SNARL: Yes. Much push-back from journals and publishers, and so on?
AP: Remarkably little, and I think considerably less as the world has marched on. In the early ’90’s, the editor of a ‘prestigious, highly selective journal’ (as one writes in promotion narratives) actually blocked a colleague at RuCCS from publishing in the tech report series there. Out in the big world, on the Front to the math archive at http://front.math.ucdavis.edu/, there’s a list of more than 50 journals that accept submissions through the archive. You post and simultaneously indicate to the journal that you’re submitting. Linguistics hasn’t reached that level of integration yet, but I suppose it could happen.
AP: Interesting issue, but remember that there are strong natural forces that regulate nearly as well as reviewing. Post to ROA and more people will be able to see your work than if you put it any journal or book.
SNARL: Do you see no role for paper publication and reviewing, then?

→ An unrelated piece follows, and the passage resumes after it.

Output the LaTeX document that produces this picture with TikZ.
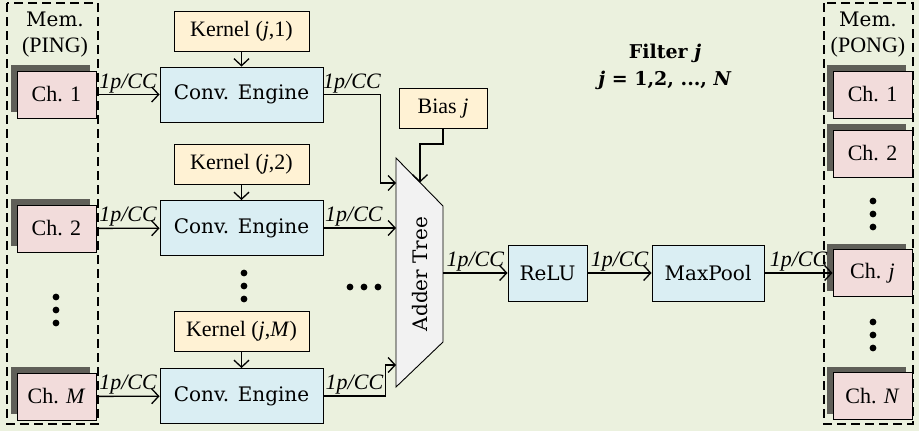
\documentclass[tikz,border=0pt]{standalone}
\usepackage{fontspec}
\setmainfont{Liberation Serif}
\newfontfamily\slabfont{DejaVu Serif}
\usepackage{tikz}
\usetikzlibrary{arrows.meta,positioning,shadows}
\definecolor{BackColor}{RGB}{235,241,222}
\definecolor{ChColor}{RGB}{242,220,219}
\definecolor{UnitColor}{RGB}{218,238,243}
\definecolor{ParamColor}{RGB}{255,242,212}
\definecolor{AdderColor}{RGB}{242,242,242}
\definecolor{ShadowColor}{RGB}{95,95,88}
\tikzset{
  cnnch/.style={draw, line width=0.9pt, fill=ChColor, minimum width=79pt, minimum height=47pt, inner sep=0pt,
    drop shadow={shadow xshift=-6pt, shadow yshift=6pt, opacity=1, fill=ShadowColor}},
  cnnunit/.style={draw, line width=0.9pt, fill=UnitColor, minimum height=55pt, inner sep=0pt, font=\slabfont\fontsize{20}{24}\selectfont},
  cnnparam/.style={draw, line width=0.9pt, fill=ParamColor, minimum height=40pt, inner sep=0pt},
  cnnrate/.style={font=\fontsize{22}{26}\selectfont\itshape, inner sep=1pt},
  cnnmem/.style={draw, line width=1.6pt, dash pattern=on 9pt off 5pt},
  cnndot/.style={circle, fill=black, inner sep=2.4pt},
  cnnflow/.style={-{Straight Barb[length=7pt,width=15pt]}, line width=1.3pt},
}

\begin{document}
\begin{tikzpicture}[x=1pt, y=-1pt, every node/.style={font=\fontsize{22}{26}\selectfont}]
      \fill[BackColor] (0,0) rectangle (919,431);
      \useasboundingbox (0,0) rectangle (919,431);

      % memories
      \draw[cnnmem] (7,3) rectangle (98,424);
      \draw[cnnmem] (824,3) rectangle (913,424);
      \node[align=center] (ping) at (55,35) {{\slabfont\fontsize{20}{26}\selectfont Mem.}\\(PING)};
      \node[align=center] (pong) at (868,35) {{\slabfont\fontsize{20}{26}\selectfont Mem.}\\(PONG)};

      \node[cnnch] (i1) at (56.5,94.5) {Ch. 1};
      \node[cnnch] (i2) at (56.5,228.5) {Ch. 2};
      \node[cnnch] (iM) at (56.5,396.5) {Ch. \textit{M}};

      \node[cnnch] (o1) at (872.5,94.5) {Ch. 1};
      \node[cnnch] (o2) at (872.5,153.5) {Ch. 2};
      \node[cnnch] (oj) at (872.5,273) {Ch. \textit{j}};
      \node[cnnch] (oN) at (872.5,396) {Ch. \textit{N}};

      % engines and kernels
      \node[cnnparam, minimum width=135pt] (k1) at (241.5,31) {Kernel (\textit{j},1)};
      \node[cnnparam, minimum width=135pt] (k2) at (241.5,164) {Kernel (\textit{j},2)};
      \node[cnnparam, minimum width=135pt] (kM) at (241.5,331.5) {Kernel (\textit{j},\textit{M})};
      \node[cnnunit, minimum width=163pt] (e1) at (241.5,94.5) {Conv. Engine};
      \node[cnnunit, minimum width=163pt] (e2) at (241.5,228) {Conv. Engine};
      \node[cnnunit, minimum width=163pt] (eM) at (241.5,396) {Conv. Engine};
      \node[cnnparam, minimum width=88pt] (bias) at (443,108.5) {Bias \textit{j}};

      % adder tree
      \draw[fill=AdderColor, line width=0.9pt] (396,158) -- (443,206) -- (443,342) -- (396,387) -- cycle;
      \node[rotate=90, font=\slabfont\fontsize{20}{24}\selectfont] (adder) at (420,274) {Adder Tree};
      \coordinate (a1) at (396,183);
      \coordinate (a2) at (396,228);
      \coordinate (aM) at (396,365);
      \coordinate (ab) at (420,182.5);
      \coordinate (aout) at (443,273);

      \node[cnnunit, minimum width=79pt, minimum height=56pt] (relu) at (547.5,273) {ReLU};
      \node[cnnunit, minimum width=112pt, minimum height=56pt] (pool) at (708,273) {MaxPool};

      \node[font=\slabfont\bfseries\fontsize{19}{27}\selectfont, align=center] (filt) at (665,67) {Filter \textit{j}\\\textit{j} = 1,2, ..., \textit{N}};

      % dots
      \node[cnndot] (pd1) at (56,297) {};
      \node[cnndot] (pd2) at (56,310) {};
      \node[cnndot] (pd3) at (56,323) {};
      \node[cnndot] (ed1) at (244,273) {};
      \node[cnndot] (ed2) at (244,286) {};
      \node[cnndot] (ed3) at (244,299) {};
      \node[cnndot] (hd1) at (350,287) {};
      \node[cnndot] (hd2) at (364,287) {};
      \node[cnndot] (hd3) at (378,287) {};
      \node[cnndot] (qd1) at (873,201) {};
      \node[cnndot] (qd2) at (873,214) {};
      \node[cnndot] (qd3) at (873,227) {};
      \node[cnndot] (qd4) at (873,322) {};
      \node[cnndot] (qd5) at (873,335) {};
      \node[cnndot] (qd6) at (873,348) {};

      % data flow
      \draw[cnnflow] (i1) -- node[cnnrate, above] (r1) {1p/CC} (e1);
      \draw[cnnflow] (i2) -- node[cnnrate, above] (r2) {1p/CC} (e2);
      \draw[cnnflow] (iM) -- node[cnnrate, above] (r3) {1p/CC} (eM);

      \draw[cnnflow] (k1) -- (e1);
      \draw[cnnflow] (k2) -- (e2);
      \draw[cnnflow] (kM) -- (eM);

      \draw[cnnflow] (e1.east) -- node[cnnrate, above] (r4) {1p/CC} ++(57,0) |- (a1);
      \draw[cnnflow] (e2.east) -- node[cnnrate, above, pos=0.42] (r5) {1p/CC} (a2);
      \draw[cnnflow] (eM.east) -- node[cnnrate, above] (r6) {1p/CC} ++(62,0) |- (aM);
      \draw[cnnflow] (bias.south) -- ++(0,15) -| (ab);

      \draw[cnnflow] (aout) -- node[cnnrate, above] (r7) {1p/CC} (relu);
      \draw[cnnflow] (relu) -- node[cnnrate, above] (r8) {1p/CC} (pool);
      \draw[cnnflow] (pool) -- node[cnnrate, above] (r9) {1p/CC} (oj);
    \end{tikzpicture}
\end{document}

AP: Let’s separate these issues. Paper publication is clearly moribund, a kind of animated corpse at this point, but reviewing lives on as useful. I suppose the question is, how useful, what’s the marginal utility of the extra investment of time and tsuris. There’s clearly some cross-over point, where the delay and the incomprehension rate outweighs whatever improvements ensue. Everybody has their stories — one colleague was chastised recently for using the logical symbol ‘horseshoe’, which it was felt would put too much strain on the delicate intellectual constitution of the readership, I kid you not. But we’ve all seen papers improve markedly as arguments tighten and errors disappear. (And we’ve all seen things get worse, with suppression of the interesting bits.) The posting process is really part of the reaction-and-review-and-rethink cycle that makes good work better.
SNARL: If paper publication is dead, or undead, as you claim, what’s with the shelves and shelves of books and journals and encyclopedias and handbooks that come out every year?
AP: A puzzle, indeed. The advantages of electronic presentation are just too enormous. The obvious attractions are universal access and searchability. Another major one is ease of correction and updating, which is now not even a consideration in journals and books. Others, just over the horizon, follow from the suspension of size and content limitations on documents and documentation with huge cheap storage available. How much data should you cite in support of an argument? All that you’ve got, at least by link: tapes, films, numbers. You used a program to calculate? — show us the code and let us run it. How much should you quote from a text you’re arguing with? I like to imagine that the standard of citation should be a link to the exact text, and that then the quality of argument would be forced up (and the degree of distortion, down).
This paradise of access has not yet arrived, but even in the context of the Optimality Archive you can see an immediate effect of sheer space: the range of things that count as papers is much wider. Journal space is held to be at a premium, but why? Many papers on ROA, which contain valuable results, could have no other home under current understanding of what publication is. So let’s change the definitions to accord with current realities.
All these considerations apply with full force to textbooks, as well. Peter Ladefoged, to cite one prominent case, was very good about getting a lot of the material associated with his excellent (and ultimately very expensive) phonetics books out there free on the web. There’s an example to follow — just drop the paper part, and the ‘for sale’ sign. Right now, we’re struggling with the paradox of marketing: the agency that exists to deliver goods for the benefit of its customers must also strenuously restrict their flow, for its own benefit.
SNARL: But aren’t you confounding ‘electronic’ and ‘free’?
AP: The two go so nicely together.
SNARL: We’re reaching the end of our space. May the next 1000 be as interesting as the first.
AP: And may the same be true for the issues of SNARL.